The Athens Clarke County Library celebrates the release of the Fall 2007 issue of The Georgia Review

Athens, Ga. -The Georgia Review will celebrate the release of its Fall 2007 issue with a reading and reception at the Athens-Clarke County Public Library, located at 2025 Baxter Street in Athens on Monday, Oct. 22. The featured reader is University of Georgia graduate Jeremy Collins, whose essay “Shadow Boxing” appears in the issue. Collins’ reading will begin at 7 p.m. and will be followed by a dessert reception. Copies of the new issue will be available for sale and staff members of The Georgia Review will be on hand to talk about the magazine. The event is free and open to the public.

Jeremy Collins earned a B.A. in English and religious studies in 2000 and a master’s degree in religious studies in 2002 from UGA. He later received an M.F.A. in creative writing from the University of New Mexico and he also holds an A.A. degree in religion from Young Harris College. He currently teaches at the University of Tennessee in Knoxville.

“Shadow Boxing” is a lively chronicle of Collins’ struggles as a developing writer under the guiding star of an unlikely muse-Sylvester Stallone.
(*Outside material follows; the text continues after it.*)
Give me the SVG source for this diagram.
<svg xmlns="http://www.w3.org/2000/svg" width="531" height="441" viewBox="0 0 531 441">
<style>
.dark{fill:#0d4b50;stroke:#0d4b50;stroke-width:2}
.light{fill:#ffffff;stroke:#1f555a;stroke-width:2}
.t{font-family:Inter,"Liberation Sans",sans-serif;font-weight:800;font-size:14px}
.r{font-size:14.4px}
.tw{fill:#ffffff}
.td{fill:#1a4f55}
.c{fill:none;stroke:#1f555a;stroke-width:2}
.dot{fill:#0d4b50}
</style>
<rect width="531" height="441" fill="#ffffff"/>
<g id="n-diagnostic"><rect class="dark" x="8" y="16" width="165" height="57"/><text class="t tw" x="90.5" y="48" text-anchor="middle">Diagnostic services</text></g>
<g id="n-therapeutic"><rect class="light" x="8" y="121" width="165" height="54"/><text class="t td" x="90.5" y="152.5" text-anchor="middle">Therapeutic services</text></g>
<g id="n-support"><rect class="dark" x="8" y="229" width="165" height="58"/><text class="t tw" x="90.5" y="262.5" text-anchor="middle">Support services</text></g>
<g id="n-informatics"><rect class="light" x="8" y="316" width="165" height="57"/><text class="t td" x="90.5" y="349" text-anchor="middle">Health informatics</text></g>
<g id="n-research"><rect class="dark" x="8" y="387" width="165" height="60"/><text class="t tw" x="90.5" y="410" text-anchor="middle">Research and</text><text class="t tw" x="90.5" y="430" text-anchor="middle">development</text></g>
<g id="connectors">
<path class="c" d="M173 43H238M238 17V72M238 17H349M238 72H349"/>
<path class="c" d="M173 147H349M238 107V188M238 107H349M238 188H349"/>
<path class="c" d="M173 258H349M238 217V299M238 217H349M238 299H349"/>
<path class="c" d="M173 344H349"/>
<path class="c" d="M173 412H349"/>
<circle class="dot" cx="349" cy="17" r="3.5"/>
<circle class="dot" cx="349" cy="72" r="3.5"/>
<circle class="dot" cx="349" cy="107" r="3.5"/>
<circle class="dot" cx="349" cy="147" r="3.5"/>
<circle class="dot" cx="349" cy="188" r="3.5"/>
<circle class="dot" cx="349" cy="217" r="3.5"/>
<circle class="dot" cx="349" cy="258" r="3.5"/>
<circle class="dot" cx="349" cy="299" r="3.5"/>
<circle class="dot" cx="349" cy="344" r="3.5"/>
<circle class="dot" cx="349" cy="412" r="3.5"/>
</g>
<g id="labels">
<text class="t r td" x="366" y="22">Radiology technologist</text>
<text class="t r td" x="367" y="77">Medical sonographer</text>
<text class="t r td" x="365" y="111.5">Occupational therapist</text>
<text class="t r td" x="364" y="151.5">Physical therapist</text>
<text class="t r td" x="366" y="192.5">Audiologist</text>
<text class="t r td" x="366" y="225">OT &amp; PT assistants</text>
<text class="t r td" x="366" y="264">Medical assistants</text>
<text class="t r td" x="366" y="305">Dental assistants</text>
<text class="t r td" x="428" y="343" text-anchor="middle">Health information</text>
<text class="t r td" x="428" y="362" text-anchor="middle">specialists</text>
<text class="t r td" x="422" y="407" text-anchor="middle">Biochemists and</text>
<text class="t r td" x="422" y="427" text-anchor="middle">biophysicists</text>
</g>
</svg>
The essay is Collins’ first publication.

The Fall 2007 issue of The Georgia Review also features: “Eye Level in Iraq,” a twenty-four-page portfolio of photographs from the Iraq War with accompanying essays by the photographers, Thorne Anderson and Kael Alford; fiction by Georgia’s Janisse Ray and Jack Driscoll; essays by Barbara C. Mallonee and Laura Sewell Matter; a play by David Wagoner; poetry by Kevin Clark, Bruce Cohen, Robert Cording, Grace Danborn, Sharon Dolin, Alice Friman, Margaret Gibson, Gary Gildner, Linda Pastan, and Kevin Prufer; and reviews by Judith Kitchen, Greg Johnson and Gerald Weales.
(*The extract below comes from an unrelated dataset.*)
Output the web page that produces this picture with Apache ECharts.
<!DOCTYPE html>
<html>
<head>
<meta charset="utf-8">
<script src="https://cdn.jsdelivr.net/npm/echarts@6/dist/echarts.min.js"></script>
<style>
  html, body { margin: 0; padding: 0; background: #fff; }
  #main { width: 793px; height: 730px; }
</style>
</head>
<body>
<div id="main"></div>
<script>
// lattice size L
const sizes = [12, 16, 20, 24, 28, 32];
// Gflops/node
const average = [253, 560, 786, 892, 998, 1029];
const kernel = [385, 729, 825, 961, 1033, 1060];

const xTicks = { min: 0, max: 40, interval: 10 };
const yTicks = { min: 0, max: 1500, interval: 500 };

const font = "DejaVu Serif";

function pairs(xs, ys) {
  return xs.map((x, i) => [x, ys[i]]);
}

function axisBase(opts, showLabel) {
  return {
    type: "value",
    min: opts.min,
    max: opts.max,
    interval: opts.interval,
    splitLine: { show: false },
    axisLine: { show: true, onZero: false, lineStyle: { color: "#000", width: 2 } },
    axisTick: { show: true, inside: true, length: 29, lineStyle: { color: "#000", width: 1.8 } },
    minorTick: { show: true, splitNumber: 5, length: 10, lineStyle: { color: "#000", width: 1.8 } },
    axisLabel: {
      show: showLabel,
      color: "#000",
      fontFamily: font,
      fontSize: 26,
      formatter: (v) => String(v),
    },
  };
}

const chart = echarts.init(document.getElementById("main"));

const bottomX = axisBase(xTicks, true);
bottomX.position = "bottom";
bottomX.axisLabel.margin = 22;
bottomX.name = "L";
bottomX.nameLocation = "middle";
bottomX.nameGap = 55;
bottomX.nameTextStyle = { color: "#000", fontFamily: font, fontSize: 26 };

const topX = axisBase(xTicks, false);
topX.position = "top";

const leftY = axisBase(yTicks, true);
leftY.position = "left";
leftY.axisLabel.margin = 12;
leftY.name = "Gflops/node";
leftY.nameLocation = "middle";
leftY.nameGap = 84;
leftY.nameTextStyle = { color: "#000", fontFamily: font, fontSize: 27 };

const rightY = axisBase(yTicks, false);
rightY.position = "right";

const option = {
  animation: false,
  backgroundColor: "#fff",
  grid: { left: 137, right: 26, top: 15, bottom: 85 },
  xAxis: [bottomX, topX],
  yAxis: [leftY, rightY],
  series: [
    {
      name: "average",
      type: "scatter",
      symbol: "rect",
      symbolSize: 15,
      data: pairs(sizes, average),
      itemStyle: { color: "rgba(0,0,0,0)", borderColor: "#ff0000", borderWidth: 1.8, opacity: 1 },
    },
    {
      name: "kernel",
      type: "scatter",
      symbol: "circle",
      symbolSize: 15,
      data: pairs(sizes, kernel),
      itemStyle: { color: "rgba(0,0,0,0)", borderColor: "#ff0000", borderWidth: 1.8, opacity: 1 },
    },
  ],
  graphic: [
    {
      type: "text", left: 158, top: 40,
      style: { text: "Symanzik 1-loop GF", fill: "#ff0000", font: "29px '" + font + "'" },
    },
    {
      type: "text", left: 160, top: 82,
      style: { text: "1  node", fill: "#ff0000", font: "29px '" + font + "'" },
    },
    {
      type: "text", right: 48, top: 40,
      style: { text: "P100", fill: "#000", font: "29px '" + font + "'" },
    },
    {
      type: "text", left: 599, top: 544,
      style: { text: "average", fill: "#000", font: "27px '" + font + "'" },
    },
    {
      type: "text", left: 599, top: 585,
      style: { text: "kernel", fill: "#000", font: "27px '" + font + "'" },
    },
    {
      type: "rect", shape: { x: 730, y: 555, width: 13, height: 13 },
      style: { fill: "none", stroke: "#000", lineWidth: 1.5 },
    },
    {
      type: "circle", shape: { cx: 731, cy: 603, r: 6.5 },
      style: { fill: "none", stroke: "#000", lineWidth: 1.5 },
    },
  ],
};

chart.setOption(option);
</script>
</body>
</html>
The Georgia Review is a nationally known, award-winning literary quarterly published at the University of Georgia since 1947. Among the Review’s many honors is the prestigious National Magazine Award, which the journal has won twice, including in the essay category this year for Michael Donohue’s “Russell and Mary” (Fall/Winter 2006). The Review also won a Governor’s Award in Humanities in 2007.